I’ve covered dozens of city council, school board, and county commissioner/supervisors meetings in my time as a reporter; enough to know when elected officials are pulling a fast one on their constituents. In my opinion, that’s exactly what I saw on Wednesday evening in Amelia County.
I believe I saw county officials who hoped to appease their constituents and not tick off lawmakers in Richmond, and they did a great job of managing the meeting and sending everyone home happy. What they did not do was approve the resolution that citizens were demanding. They weren’t open and transparent about how they arrived at the language in the resolution, nor did they allow for any debate or discussion about the text of the resolution itself. I believe they simply wanted this issue to go away as quickly as possible, and I suspect that they wanted residents to believe they were taking a tougher stand than they were willing to make.
If the board had simply been open and honest with residents about their concerns, I wouldn’t be as bothered by the language of the resolution. In fact, the language of the resolution matters less to me than the cowardly way these supervisors handled the issue.
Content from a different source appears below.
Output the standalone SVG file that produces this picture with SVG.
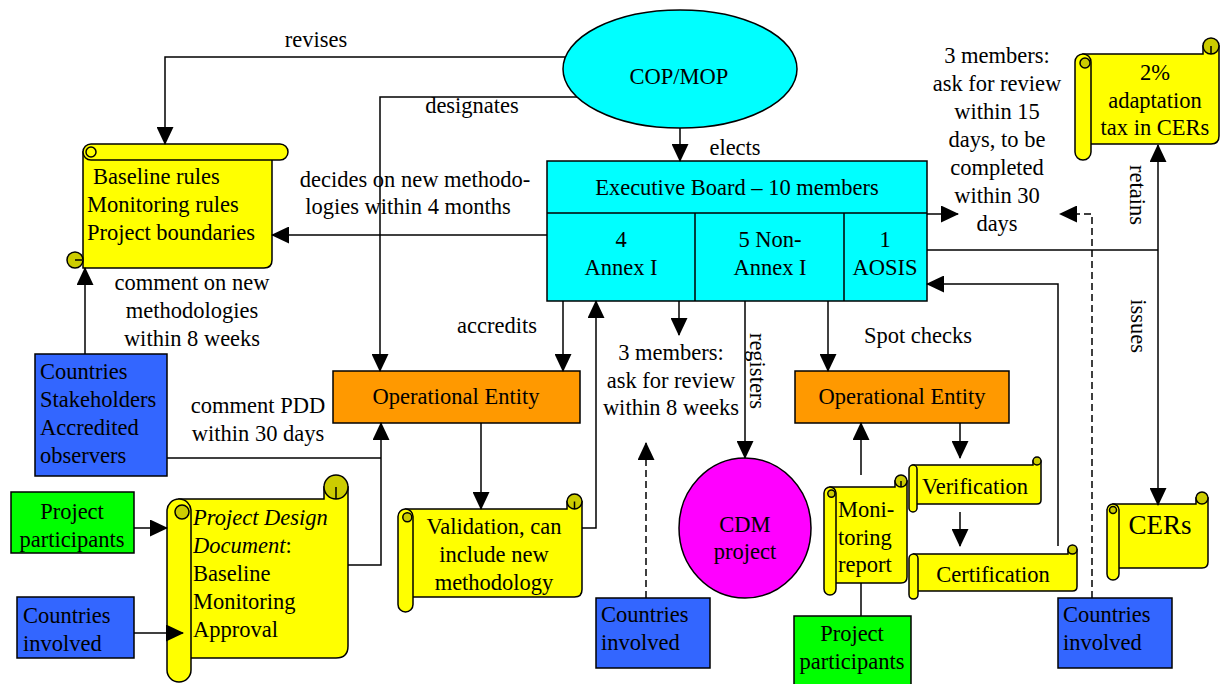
<svg xmlns="http://www.w3.org/2000/svg" width="1221" height="684" viewBox="0 0 1221 684" font-family="'Liberation Serif','Times New Roman',Times,serif">
<style>
text{font-family:"Liberation Serif","Times New Roman",Times,serif;font-size:22.5px;fill:#000}
.c{text-anchor:middle}
.i{font-style:italic}
.ln{stroke:#000;stroke-width:1.5;fill:none}
.ar{marker-end:url(#ah)}
.da{stroke-dasharray:7,4}
.sc{fill:#ffff00;stroke:#000;stroke-width:1.5}
.dk{fill:#cccc00;stroke:#000;stroke-width:1.5}
.bx{stroke:#000;stroke-width:1.5}
</style>
<defs>
<marker id="ah" markerWidth="18" markerHeight="17" refX="17" refY="8.5" orient="auto" markerUnits="userSpaceOnUse"><path d="M0,0 L18,8.5 L0,17 Z" fill="#000"/></marker>
</defs>
<rect width="1221" height="684" fill="#fff"/>

<g id="copmop">
<ellipse cx="680" cy="69" rx="117" ry="59" fill="#00ffff" class="bx"/>
<text class="c" x="679" y="84">COP/MOP</text>
</g>

<g id="exec-board">
<rect x="547" y="161" width="380" height="140" fill="#00ffff" class="bx" stroke-width="2"/>
<path class="ln" d="M547,213 H927 M695,213 V301 M844,213 V301" stroke-width="2"/>
<text class="c" x="737" y="195">Executive Board – 10 members</text>
<text class="c" x="621" y="247">4</text>
<text class="c" x="621" y="275">Annex I</text>
<text class="c" x="770" y="247">5 Non-</text>
<text class="c" x="770" y="275">Annex I</text>
<text class="c" x="885" y="247">1</text>
<text class="c" x="885" y="275">AOSIS</text>
</g>

<g id="baseline-rules">
<path class="sc" d="M83,152 V268 H264 Q272,268 272,260 V152 Z"/>
<circle class="dk" cx="75" cy="260" r="8"/>
<path class="ln" d="M75,260 H82"/>
<rect class="sc" x="83" y="144" width="205" height="16" rx="8"/>
<circle class="sc" cx="91" cy="152" r="5"/>
<text x="93" y="184">Baseline rules</text>
<text x="87" y="212">Monitoring rules</text>
<text x="87" y="240">Project boundaries</text>
</g>

<g id="adaptation-tax">
<path class="sc" d="M1083,54 H1203 V46 H1219 V136 Q1219,144 1211,144 H1083 Z"/>
<rect class="sc" x="1075" y="54" width="16" height="106" rx="8"/>
<circle class="dk" cx="1085" cy="63" r="5"/>
<circle class="dk" cx="1211" cy="46" r="8"/>
<path class="ln" d="M1211,46 V54"/>
<text class="c" x="1155" y="80">2%</text>
<text class="c" x="1155" y="108">adaptation</text>
<text class="c" x="1155" y="135">tax in CERs</text>
</g>

<g id="oe-left">
<rect x="333" y="371" width="247" height="52" fill="#ff9900" class="bx"/>
<text class="c" x="456" y="404">Operational Entity</text>
</g>

<g id="oe-right">
<rect x="795" y="371" width="214" height="52" fill="#ff9900" class="bx"/>
<text class="c" x="902" y="404">Operational Entity</text>
</g>

<g id="stakeholders">
<rect x="35" y="354" width="132" height="122" fill="#3366ff" class="bx"/>
<text x="40" y="379">Countries</text>
<text x="40" y="407">Stakeholders</text>
<text x="40" y="435">Accredited</text>
<text x="40" y="463">observers</text>
</g>

<g id="pp-left">
<rect x="11" y="492" width="123" height="61" fill="#00ff00" class="bx"/>
<text class="c" x="72" y="519">Project</text>
<text class="c" x="72" y="547">participants</text>
</g>

<g id="ci-left">
<rect x="17" y="597" width="117" height="61" fill="#3366ff" class="bx"/>
<text x="23" y="623">Countries</text>
<text x="23" y="651">involved</text>
</g>

<g id="pdd">
<path class="sc" d="M179,499 H324 V487 H348 V646 Q348,658 336,658 H179 Z"/>
<rect class="sc" x="167" y="499" width="24" height="183" rx="12"/>
<circle class="dk" cx="182" cy="512" r="7"/>
<circle class="dk" cx="336" cy="487" r="12"/>
<path class="ln" d="M336,487 V499"/>
<text x="193" y="525" class="i">Project Design</text>
<text x="193" y="553"><tspan class="i">Document</tspan>:</text>
<text x="193" y="581">Baseline</text>
<text x="193" y="609">Monitoring</text>
<text x="193" y="637">Approval</text>
</g>

<g id="validation">
<path class="sc" d="M405.5,509 H567 V501.5 H582 V589.5 Q582,597 574.5,597 H405.5 Z"/>
<rect class="sc" x="398" y="509" width="15" height="103" rx="7.5"/>
<circle class="dk" cx="407.3" cy="517.3" r="4.5"/>
<circle class="dk" cx="574.5" cy="501.5" r="7.5"/>
<path class="ln" d="M574.5,501.5 V509"/>
<text class="c" x="494" y="534">Validation, can</text>
<text class="c" x="494" y="562">include new</text>
<text class="c" x="494" y="590">methodology</text>
</g>

<g id="ci-mid">
<rect x="596" y="598" width="114" height="70" fill="#3366ff" class="bx"/>
<text x="601" y="622">Countries</text>
<text x="601" y="650">involved</text>
</g>

<g id="cdm-project">
<ellipse cx="745" cy="528" rx="66" ry="70" fill="#ff00ff" class="bx"/>
<text class="c" x="745" y="532">CDM</text>
<text class="c" x="745" y="559">project</text>
</g>

<g id="monitoring-report">
<path class="sc" d="M830,487 H895 V481 H907 V577 Q907,583 901,583 H830 Z"/>
<rect class="sc" x="824" y="487" width="12" height="108" rx="6"/>
<circle class="dk" cx="831.4" cy="493.6" r="3.6"/>
<circle class="dk" cx="901" cy="481" r="6"/>
<path class="ln" d="M901,481 V487"/>
<text x="838" y="517">Moni-</text>
<text x="838" y="545">toring</text>
<text x="838" y="572">report</text>
</g>

<g id="pp-bottom">
<rect x="794" y="616" width="117" height="75" fill="#00ff00" class="bx"/>
<text class="c" x="852" y="641">Project</text>
<text class="c" x="852" y="669">participants</text>
</g>

<g id="verification">
<path class="sc" d="M913,465 H1033 V461 H1041 V500 Q1041,504 1037,504 H913 Z"/>
<rect class="sc" x="909" y="465" width="8" height="47" rx="4"/>
<circle class="dk" cx="1037" cy="461" r="4"/>
<text class="c" x="975" y="494">Verification</text>
</g>

<g id="certification">
<path class="sc" d="M913.5,554 H1068 V549.5 H1077 V586.5 Q1077,591 1072.5,591 H913.5 Z"/>
<rect class="sc" x="909" y="554" width="9" height="45" rx="4.5"/>
<circle class="dk" cx="1072.5" cy="549.5" r="4.5"/>
<text class="c" x="993" y="582">Certification</text>
</g>

<g id="ci-right">
<rect x="1058" y="598" width="114" height="70" fill="#3366ff" class="bx"/>
<text x="1063" y="622">Countries</text>
<text x="1063" y="650">involved</text>
</g>

<g id="cers">
<path class="sc" d="M1113,504 H1196 V498 H1208 V562 Q1208,568 1202,568 H1113 Z"/>
<rect class="sc" x="1107" y="504" width="12" height="76" rx="6"/>
<circle class="dk" cx="1113" cy="510" r="3.5"/>
<circle class="dk" cx="1202" cy="498" r="6"/>
<text class="c" x="1160" y="534" style="font-size:27px">CERs</text>
</g>

<g id="connectors">
<path class="ln ar" d="M565,57 H165 V144"/>
<path class="ln ar" d="M577,97 H380 V371"/>
<path class="ln ar" d="M680,128 V161"/>
<path class="ln ar" d="M547,235 H272"/>
<path class="ln ar" d="M85,354 V268"/>
<path class="ln ar" d="M563,301 V371"/>
<path class="ln ar" d="M582,528 H596 V301"/>
<path class="ln ar" d="M679,301 V335"/>
<path class="ln ar da" d="M646,598 V443"/>
<path class="ln ar" d="M745,301 V458"/>
<path class="ln ar" d="M828,301 V371"/>
<path class="ln ar" d="M481,423 V509"/>
<path class="ln ar" d="M348,565 H381 V423"/>
<path class="ln" d="M167,458 H381"/>
<path class="ln ar" d="M134,528 H167"/>
<path class="ln ar" d="M134,633 H183"/>
<path class="ln ar" d="M861,475 V423"/>
<path class="ln" d="M861,616 V583"/>
<path class="ln ar" d="M960,423 V458"/>
<path class="ln ar" d="M960,512 V546"/>
<path class="ln ar" d="M1058,546 V284 H927"/>
<path class="ln ar da" d="M1092,598 V214 H1060"/>
<path class="ln ar" d="M927,214 H958"/>
<path class="ln" d="M927,250 H1158"/>
<path class="ln ar" d="M1158,250 V145"/>
<path class="ln ar" d="M1158,250 V505"/>
<text class="c" x="316" y="47">revises</text>
<text class="c" x="472" y="113">designates</text>
<text class="c" x="735" y="155">elects</text>
<text class="c" x="415" y="187">decides on new methodo-</text>
<text class="c" x="408" y="214">logies within 4 months</text>
<text class="c" x="192" y="290">comment on new</text>
<text class="c" x="192" y="318">methodologies</text>
<text class="c" x="192" y="346">within 8 weeks</text>
<text class="c" x="497" y="333">accredits</text>
<text class="c" x="671" y="360">3 members:</text>
<text class="c" x="671" y="388">ask for review</text>
<text class="c" x="671" y="415">within 8 weeks</text>
<text class="c" x="918" y="343">Spot checks</text>
<text class="c" x="258" y="413">comment PDD</text>
<text class="c" x="258" y="441">within 30 days</text>
<text class="c" x="997" y="63">3 members:</text>
<text class="c" x="997" y="91">ask for review</text>
<text class="c" x="997" y="119">within 15</text>
<text class="c" x="997" y="147">days, to be</text>
<text class="c" x="997" y="175">completed</text>
<text class="c" x="997" y="203">within 30</text>
<text class="c" x="997" y="231">days</text>
<text class="c" transform="translate(757,371) rotate(90)" y="7">registers</text>
<text class="c" transform="translate(1137,195) rotate(90)" y="7">retains</text>
<text class="c" transform="translate(1138,326) rotate(90)" y="7">issues</text>
</g>
</svg>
I have emailed all five of the Amelia County supervisors, and I’ve asked each of them five questions:
1- Were members of the public able to see the text of the proposed resolution beforehand? I didn’t see any copies available at the meeting itself.2- Why did the board decide to not adopt language that declared the county to be a Second Amendment Sanctuary county?3- Why were members of the public not allowed to speak on the issue before the vote was taken, in contradiction to the rules of the public comment period posted on the county’s website?4- Do you believe that the hundreds of people in attendance were adequately informed and aware that the board was NOT voting to declare Amelia County a Second Amendment Sanctuary?5- Will the public have the opportunity to speak on the resolution that was approved at the next board of supervisors meeting scheduled for the third Wednesday of January?